Using ExpertusONE, they’ve seen a
38% increase in salespeople accessing learning resources via Salesforce
20% uplift in productivity
Make learning as simple as talking
The ExpertusONE learning app for Slack is designed to help sellers skill up by integrating the learning experience with the productivity and collaboration capabilities in Slack. It takes learning where the seller is and makes it simple for teams to share and discuss training resources. By harnessing LMS technology and deploying it within Slack, sellers can access everything from traditional learning courses to microlearning content as a natural part of their workday. They can discover, share, and launch resources easily and track progress seamlessly. The ExpertusONE learning app is now available for download from the Slack app directory and integrates with the ExpertusONE app for Salesforce.
Sustainable Sales Training
Reinforce Learning with Consistent Coaching
Most sales training programs lack the necessary reinforcement to close deals more effectively. Utilize virtual classes to provide your team with ongoing education, action-oriented tasks, group discussions, and coaching sessions to see performance improve over time. Here are the top 4 strategies you can employ to power up your coaching sessions:
Be consistently inconsistent – instead of doing the same thing week in and week out in your coaching sessions, try new things like testing a new format or targeting a new skill. Introducing a level of inconsistency to regular sessions keeps sellers on their toes and increases engagement.

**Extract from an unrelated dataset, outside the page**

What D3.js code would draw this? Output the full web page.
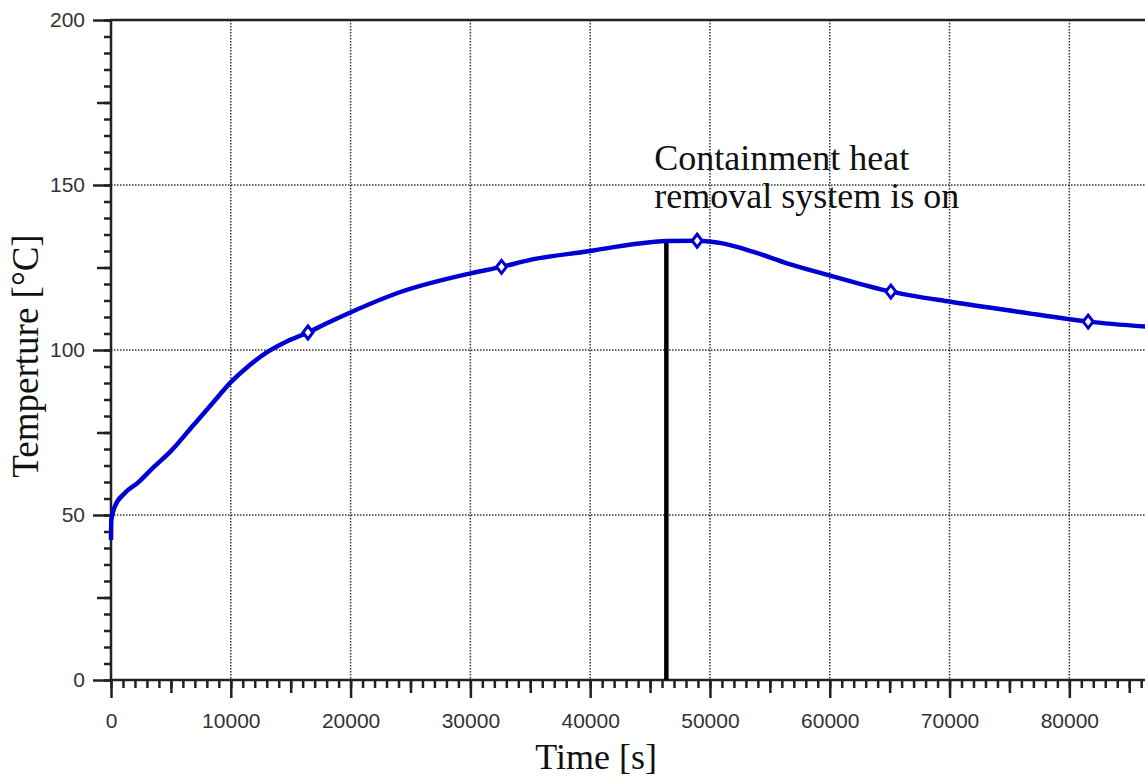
<!DOCTYPE html>
<meta charset="utf-8">
<style>
  body { margin: 0; background: #fff; }
  .tick text { font-family: "Liberation Sans", Arial, sans-serif; font-size: 21px; fill: #333; }
  .domain { display: none; }
  .tick line { stroke: #222; stroke-width: 2.5px; }
  .grid line { stroke: #333; stroke-width: 1.5px; stroke-dasharray: 1.5, 1.5; }
  .line { fill: none; stroke: #0000d2; stroke-width: 4.5px; stroke-linejoin: round; }
  .title { font-family: "Liberation Serif", "Times New Roman", serif; font-size: 36px; fill: #111; }
</style>

<body>
  <script src="https://d3js.org/d3.v7.min.js"></script>
  <script>
    // curve: time [s] and temperature [°C]
    var time = [0, 30, 310, 1140, 2250, 3500, 5040, 6710, 8380, 10050, 11440, 13100, 14500, 16440, 17840,
      19930, 24100, 30100, 32600, 35000, 40000, 43720, 46360, 48930, 51050, 53570, 56500, 59900,
      65100, 70060, 75700, 81570, 86400];
    var temp = [42.4, 48.5, 52.5, 56.6, 59.8, 64.3, 69.5, 76.5, 83.5, 90.4, 95.0, 99.5, 102.3, 105.3, 107.8,
      111.3, 117.5, 123.3, 125.2, 127.3, 130.0, 132.1, 133.0, 133.1, 132.3, 129.8, 126.2, 122.7,
      117.7, 114.6, 111.6, 108.6, 107.1];
    // hollow diamond markers on the curve
    var markerTime = [16440, 32600, 48930, 65100, 81570];
    var markerTemp = [105.3, 125.2, 133.1, 117.7, 108.6];
    // switch-on of the containment heat removal system
    var eventTime = 46360;
    var eventTemp = 133.0;
    var noteLines = ["Containment heat", "removal system is on"];

    var xMajor = d3.range(0, 86401, 10000);
    var xMid = d3.range(5000, 86401, 10000);
    var xMinor = d3.range(0, 86401, 1000);
    var yMajor = [0, 50, 100, 150, 200];
    var yMid = [25, 75, 125, 175];
    var yMinor = d3.range(0, 201, 5);

    var margin = { top: 20, right: 0, bottom: 100, left: 111 },
      width = 1035,
      height = 660;

    var x = d3.scaleLinear().domain([0, 86400]).range([0, width]);
    var y = d3.scaleLinear().domain([0, 200]).range([height, 0]);

    var svg = d3.select("body").append("svg")
      .attr("width", 1145)
      .attr("height", 780)
      .append("g")
      .attr("transform", "translate(" + margin.left + "," + margin.top + ")");

    // dotted grid
    svg.append("g").attr("class", "grid")
      .selectAll("line").data(xMajor.filter(function(d) { return d > 0; }))
      .enter().append("line")
      .attr("x1", function(d) { return x(d); }).attr("x2", function(d) { return x(d); })
      .attr("y1", 0).attr("y2", height);
    svg.append("g").attr("class", "grid")
      .selectAll("line").data(yMajor.filter(function(d) { return d > 0 && d < 200; }))
      .enter().append("line")
      .attr("x1", 0).attr("x2", width)
      .attr("y1", function(d) { return y(d); }).attr("y2", function(d) { return y(d); });

    // frame: left, bottom, top
    svg.append("path")
      .attr("d", "M" + x(0) + "," + y(0) + "H" + width + "M" + x(0) + "," + y(0) + "V" + y(200) + "H" + width)
      .attr("fill", "none").attr("stroke", "#222").attr("stroke-width", 2.5);

    // x ticks
    svg.append("g").attr("transform", "translate(0," + height + ")")
      .call(d3.axisBottom(x).tickValues(xMinor).tickSize(8).tickFormat(""));
    svg.append("g").attr("transform", "translate(0," + height + ")")
      .call(d3.axisBottom(x).tickValues(xMid).tickSize(13).tickFormat(""));
    svg.append("g").attr("transform", "translate(0," + height + ")")
      .call(d3.axisBottom(x).tickValues(xMajor).tickSize(18).tickPadding(11).tickFormat(d3.format("d")))
      .selectAll("text").attr("dy", "0.9em");

    // y ticks
    svg.append("g")
      .call(d3.axisLeft(y).tickValues(yMinor).tickSize(7).tickFormat(""));
    svg.append("g")
      .call(d3.axisLeft(y).tickValues(yMid).tickSize(14).tickFormat(""));
    svg.append("g")
      .call(d3.axisLeft(y).tickValues(yMajor).tickSize(18).tickPadding(8).tickFormat(d3.format("d")));

    // event marker line
    svg.append("line")
      .attr("x1", x(eventTime)).attr("x2", x(eventTime))
      .attr("y1", y(0)).attr("y2", y(eventTemp))
      .attr("stroke", "#000").attr("stroke-width", 4.5);

    // temperature curve
    var pts = time.map(function(t, i) { return [t, temp[i]]; });
    var line = d3.line()
      .x(function(d) { return x(d[0]); })
      .y(function(d) { return y(d[1]); })
      .curve(d3.curveMonotoneX);
    svg.append("path").datum(pts).attr("class", "line").attr("d", line);

    // markers
    svg.selectAll(".marker").data(markerTime)
      .enter().append("path")
      .attr("class", "marker")
      .attr("transform", function(d, i) { return "translate(" + x(d) + "," + y(markerTemp[i]) + ")"; })
      .attr("d", "M0,-6.5L5,0L0,6.5L-5,0Z")
      .attr("fill", "#fff").attr("stroke", "#0000d2").attr("stroke-width", 3);

    // annotation
    svg.selectAll(".note").data(noteLines)
      .enter().append("text")
      .attr("class", "title")
      .attr("x", x(eventTime) - 12)
      .attr("y", function(d, i) { return 150 + i * 38; })
      .text(function(d) { return d; });

    // axis titles
    svg.append("text").attr("class", "title")
      .attr("x", x(40500)).attr("y", 749)
      .attr("text-anchor", "middle")
      .text("Time [s]");
    svg.append("text").attr("class", "title")
      .attr("style", "font-size:37px")
      .attr("transform", "translate(-73," + (y(100) + 6) + ") rotate(-90)")
      .attr("text-anchor", "middle")
      .text("Temperture [°C]");
  </script>
</body>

Set up virtual office hours – it’s easy to feel isolated especially when everyone is working remotely. Virtual office hours give your team an additional and more informal touchpoint outside of a formal 1:1 or group stand-up. Most enterprise-grade LMSs have the functionality to create virtual classrooms and sign-up sheets without putting you through the pain of sending Zoom invites to everyone and then not having a clue who will log into the call and when.
Run call teardowns in small groups – instead of just letting meeting recordings sit on someone’s drive, gather sellers in groups of 4-5 to listen and brainstorm together. Sellers can level up their skills by working in peer groups while managers can scale their coaching time.
“You can’t tell reps to go listen to 10 cold calls on their own, you have to create an environment where your team can have that organic back-and-forth and listen to a call together. I don’t want to have people listening to calls in a silo, I want to hear their opinions to make sure they’re thinking about calls the right way, and then help other reps think that same way.”
– Armand Farrokh on the Predictable Revenue Podcast
Encourage ride-along – the advantage of virtual sales calls is it’s easier than ever for sellers to shadow each other. By encouraging peers to sit in on each other’s calls or work together on deals, they can learn by doing and facilitate fluid knowledge transfer within the group.
“Sales reps really learn by mirroring and imitating the best of the group. I think that one of the important things is to create a holistic learning environment that doesn’t just rely on sharing good calls, sharing best practices, and sharing calls of the week.
Those are things we do, but reps should also sit in and work deals together sometimes. Then they’ll understand what’s really effective messaging because they can hear it, and they can see it. It’s not just about someone telling them, “Say this,” it’s really about understanding your customer.”